In actual play that is not the case. The wizard does not know every spell.
Do you knowhow cheap it is to learn a new spell? He can have any spell in core worth learning that's not from a school he banned (enchantment, necromancy) and even a few from those with the Spell Versatility ACF.
He does not prepare every spell. He does not have every feat. He does not have every magic item. He sometimes does fail to beat spell resistance. Bad guys sometimes do make their saving throw.

I never assume more than the Empower, Maximize, and Arcane Thesis for an Orb spell, and probably Energy Substitution as well so he's not useless against enemies immune to an energy type. Or a Rod of Maximize.

He does sometimes fail his attack roll or the monster beats the saving throw. But that's why he has his defenses up. Solid Fog has no saving throw, no attack roll, and SR: No. A single casting of it can give him the time he needs to cast Teleport or even just use the run action. Having two prepared is an invaluable defense.

Vemynal
2012-01-29, 12:17 AM
Going to try and bring this thread back on topic.

Does anyone know of any metamagic reducers in PF?

Curious
2012-01-29, 12:29 AM
Going to try and bring this thread back on topic.

Does anyone know of any metamagic reducers in PF?

Magical Lineage. (http://www.d20pfsrd.com/traits/magic-traits/magical-lineage)
Spell Perfection. (http://www.d20pfsrd.com/feats/general-feats/spell-perfection)
Universalist Wizard. (http://www.d20pfsrd.com/classes/core-classes/wizard/arcane-schools/paizo---arcane-schools/classic-arcane-schools/universalist)

sreservoir
2012-01-29, 12:59 PM
Going to try and bring this thread back on topic.

Does anyone know of any metamagic reducers in PF?

seeker magic (http://www.d20pfsrd.com/classes/core-classes/sorcerer/archetypes/paizo---sorcerer-archetypes/seeker-sorcerer).

Kenneth
2012-01-29, 01:25 PM
I am going to make 2 points here

first: give Pathfidner 2 or 3 more years and you will undoubtedly see some pun-pun level of brokeness. its jt liek D&D started out with Pun-Pun at the very beginning.

second: of course D&D has a LOT more options, classes, races, skills, feats ect etc etc than pathfidner. D&D has HOW many 'official' settings again? while Pathfinder only has one so far.

Blisstake
2012-01-29, 03:24 PM
Yes, but the cleric and warblade and crusader all do this better than the fighter. They don't need many buffs, or they can buff themselves.

DR is easy to handle with Mountain Hammer, or Foehammer and you get extra damage from it, and there are other maneuvers that just plain add to damage when you're facing brute types (and Emerald Razor can be easily seen as a damage adder). Bull's Strength + Haste is just icing compared to maneuvers.

Cleric can persist Air Walk and Divine Power, maybe Righteous Might or Haste if they have enough Turn attempts.

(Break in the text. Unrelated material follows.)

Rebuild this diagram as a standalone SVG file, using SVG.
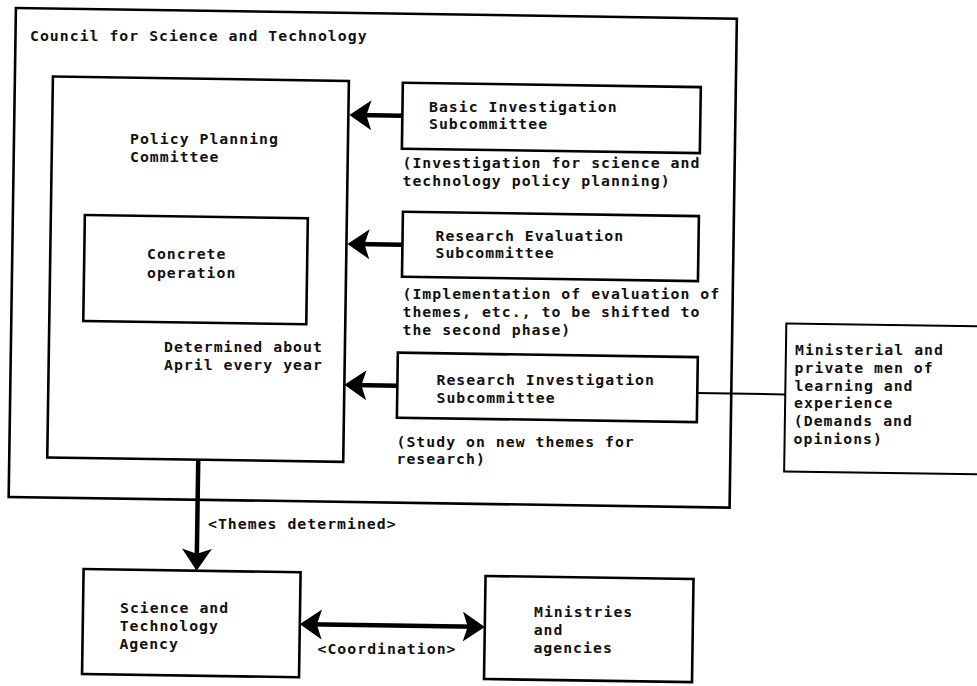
<svg xmlns="http://www.w3.org/2000/svg" width="977" height="686" viewBox="0 0 977 686">
<style>
.box{fill:none;stroke:#000;stroke-width:2.6}
.thinbox{fill:none;stroke:#000;stroke-width:2}
.t{font-family:"DejaVu Sans Mono","Liberation Mono",monospace;font-size:14.8px;letter-spacing:1.02px;font-weight:bold;fill:#111}
.shaft{stroke:#000;stroke-width:4.5;fill:none}
.link{stroke:#000;stroke-width:2;fill:none}
</style>
<defs>
<marker id="head" viewBox="0 0 22 30" refX="14" refY="15" markerWidth="22" markerHeight="30" markerUnits="userSpaceOnUse" orient="auto-start-reverse">
<path d="M0,0 L22,15 L0,30 L5,15 Z" fill="#000"/>
</marker>
</defs>
<rect x="0" y="0" width="977" height="686" fill="#fff"/>
<g id="council">
<rect class="box" x="11" y="15" width="721" height="489" transform="rotate(0.85 488 343)"/>
<text class="t" x="30" y="40.6">Council for Science and Technology</text>
</g>
<g id="policy">
<rect class="box" x="49" y="83" width="296" height="381" transform="rotate(0.85 488 343)"/>
<text class="t" x="130" y="143.7">Policy Planning</text>
<text class="t" x="130" y="162.3">Committee</text>
<text class="t" x="164" y="352.4">Determined about</text>
<text class="t" x="164" y="370.4">April every year</text>
</g>
<g id="concrete">
<rect class="box" x="83" y="221" width="223" height="106" transform="rotate(0.85 488 343)"/>
<text class="t" x="147" y="258.5">Concrete</text>
<text class="t" x="147" y="277.6">operation</text>
</g>
<g id="basic">
<rect class="box" x="399" y="84" width="298" height="66" transform="rotate(0.85 488 343)"/>
<text class="t" x="429" y="111.5">Basic Investigation</text>
<text class="t" x="429" y="129">Subcommittee</text>
<text class="t" x="402.5" y="167.9">(Investigation for science and</text>
<text class="t" x="402.5" y="185.7">technology policy planning)</text>
</g>
<g id="evaluation">
<rect class="box" x="401" y="213" width="296" height="65" transform="rotate(0.85 488 343)"/>
<text class="t" x="435.5" y="240.6">Research Evaluation</text>
<text class="t" x="435.5" y="258.1">Subcommittee</text>
<text class="t" x="402.5" y="299.1">(Implementation of evaluation of</text>
<text class="t" x="402.5" y="316.9">themes, etc., to be shifted to</text>
<text class="t" x="402.5" y="334.6">the second phase)</text>
</g>
<g id="investigation">
<rect class="box" x="398" y="354" width="300" height="65" transform="rotate(0.85 488 343)"/>
<text class="t" x="436.5" y="384.8">Research Investigation</text>
<text class="t" x="436.5" y="403.1">Subcommittee</text>
<text class="t" x="396.5" y="446.5">(Study on new themes for</text>
<text class="t" x="396.5" y="464.3">research)</text>
</g>
<g id="ministerial">
<rect class="thinbox" x="786" y="319" width="230" height="148" transform="rotate(0.85 488 343)"/>
<text class="t" x="795" y="354.7">Ministerial and</text>
<text class="t" x="794.6" y="372.6">private men of</text>
<text class="t" x="794.4" y="390.5">learning and</text>
<text class="t" x="794.1" y="408.3">experience</text>
<text class="t" x="793.8" y="426.3">(Demands and</text>
<text class="t" x="793.6" y="444.1">opinions)</text>
</g>
<g id="sta">
<rect class="box" x="87" y="575" width="217" height="105" transform="rotate(0.85 488 343)"/>
<text class="t" x="120" y="613.4">Science and</text>
<text class="t" x="119.7" y="631.4">Technology</text>
<text class="t" x="119.4" y="649.4">Agency</text>
</g>
<g id="ministries">
<rect class="box" x="489" y="576" width="208" height="103" transform="rotate(0.85 488 343)"/>
<text class="t" x="534" y="617.4">Ministries</text>
<text class="t" x="533.7" y="635.2">and</text>
<text class="t" x="533.4" y="653.3">agencies</text>
</g>
<g id="connectors">
<g transform="rotate(0.85 488 343)">
<line class="shaft" x1="399" y1="117" x2="354" y2="117" marker-end="url(#head)"/>
<line class="shaft" x1="401" y1="246" x2="354" y2="246" marker-end="url(#head)"/>
<line class="shaft" x1="398" y1="387" x2="353" y2="387" marker-end="url(#head)"/>
<line class="link" x1="698" y1="390" x2="786" y2="390"/>
<line class="shaft" x1="200" y1="464" x2="200" y2="567" marker-end="url(#head)"/>
<line class="shaft" x1="312" y1="627" x2="481" y2="627" marker-start="url(#head)" marker-end="url(#head)"/>
</g>
<text class="t" x="208" y="529.3">&lt;Themes determined&gt;</text>
<text class="t" x="317.5" y="653.5">&lt;Coordination&gt;</text>
</g>
</svg>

True, but I thought we were talking about PF here, not 3.5. The ToB classes don't exist, clerics can't persist, and fighters can actually dish out some pretty good damage without having to rely on things like ubercharging builds.

But like you said, their comparative strength depends on DM style. I don't have every single enemy wizard has things like contingency DD (most games don't even get to the point where a wizard would have that anyway). I present a variety of enemies, some where the fighter can excel (High SR or high save enemies), and some where the wizard can (enemies with bad saves, swarms of enemies, etc.)

Now if the wizard wanted to break the game, I'm sure it would be possible with enough effort. That's always been the case, and I don't think PF is meant for people who like to use those builds. In my experiences, however, it does improve the value of classes like fighter in a group, since they can perform their designated role without being completely outclassed by other classes.

So while I'm sure there are ways to break PF if you really want to, I think it's a definite improvement in terms of every class having a role. At least for the way I play, it has been. I realize that won't be the case with everyone.

-Kenneth

Pathfinder will only ever have one official setting. It's actually a pretty smart business plan.